The Court of Appeal in London dismissed a challenge by London North Securities to a County Court ruling which wiped out the debt run up by Tony and Michelle Meadows.
Three judges ruled that the loan agreement was unenforceable under the Consumer Credit Act because the amount of credit being advanced was wrongly stated.
But they declined to deal with other controversial aspects of the case - said to be of general concern to lending companies - including the County Court judge's description of the agreement as "extortionate".
The Merseyside couple took out a home improvement loan at an annual interest rate of 34.9 per cent in 1989 and ended up facing repossession of their home in Southport, on which the loan was secured.
The Court of Appeal heard that, if the couple had paid the instalments for the loan term of 15 years, it would have cost them a total of £26,000.
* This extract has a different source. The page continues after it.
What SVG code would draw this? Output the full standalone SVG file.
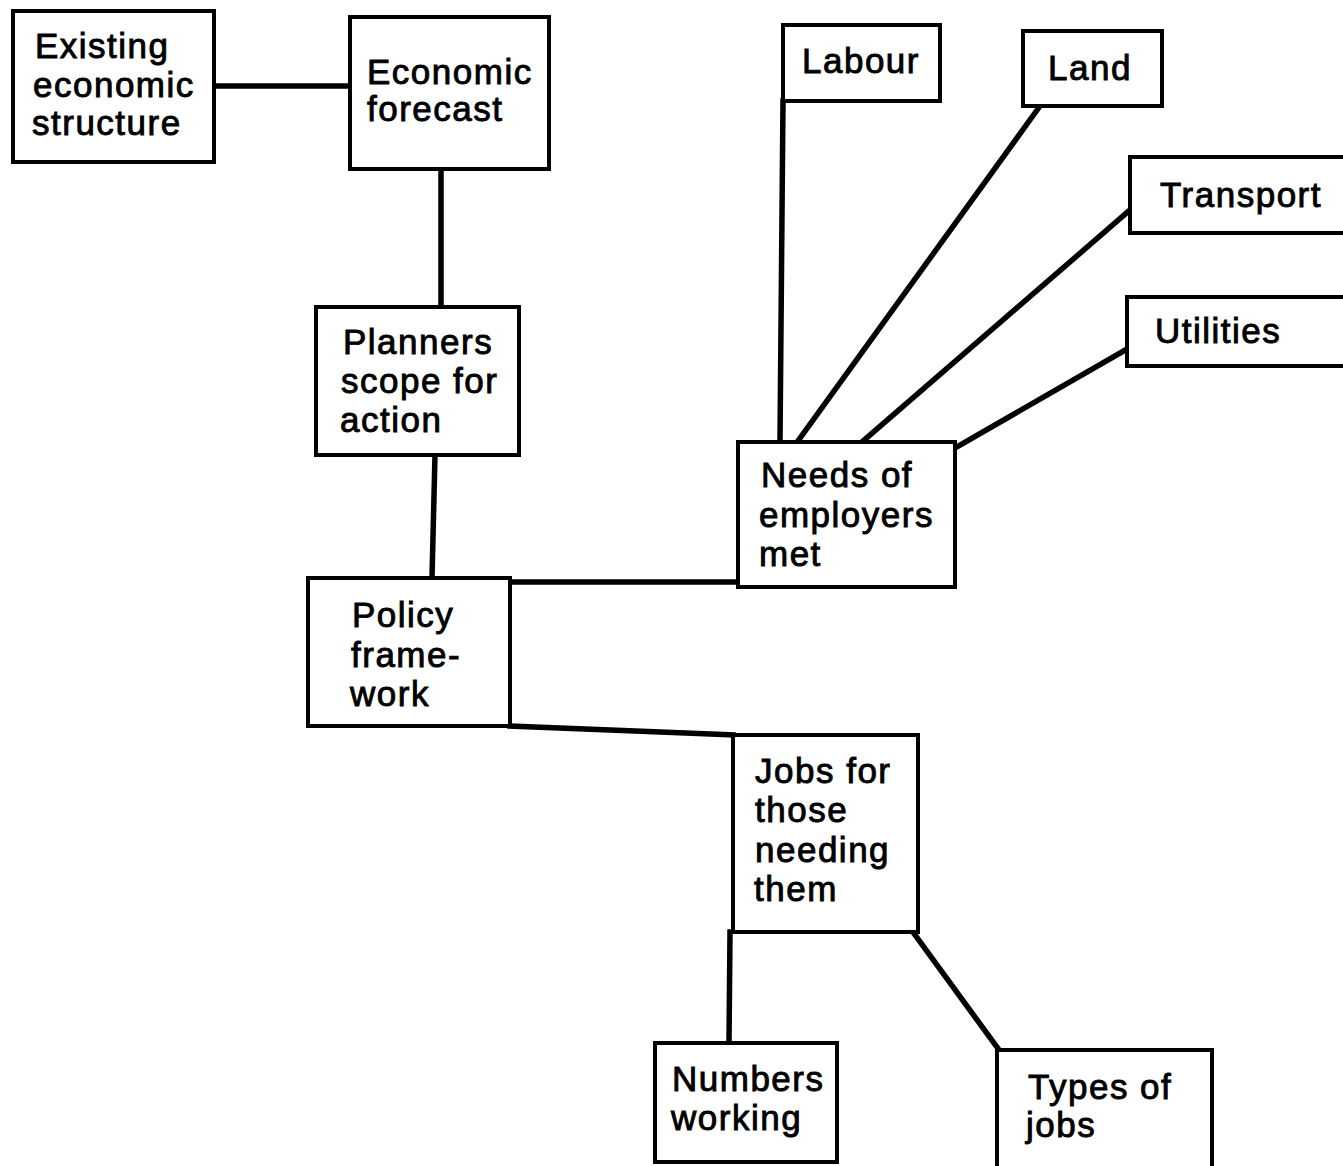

But the Meadows, already in arrears on two prior mortgages, were unable to keep up the loan repayments of £146.94 per month and the interest began to mount up.
The lenders argued that in 1989, the agreement was no different from any other non-status loan agreement.
Mr and Mrs Meadows had their debts cleared and the threat to their home lifted when Judge Howarth ruled at Southport County Court last October that the credit agreement was unenforceable because of failures to comply with the Act.
Yesterday, Lord Phillips, Master of the Rolls, and Lords Justices Waller and Lloyd rejected the lender's appeal on the narrow ground that a £750 insurance premium included in the loan was part of the charge for credit, not of the credit itself, and therefore the amount of credit should have been stated as £5,000, not £5,750. This was a breach of the Act and the agreement was unenforceable.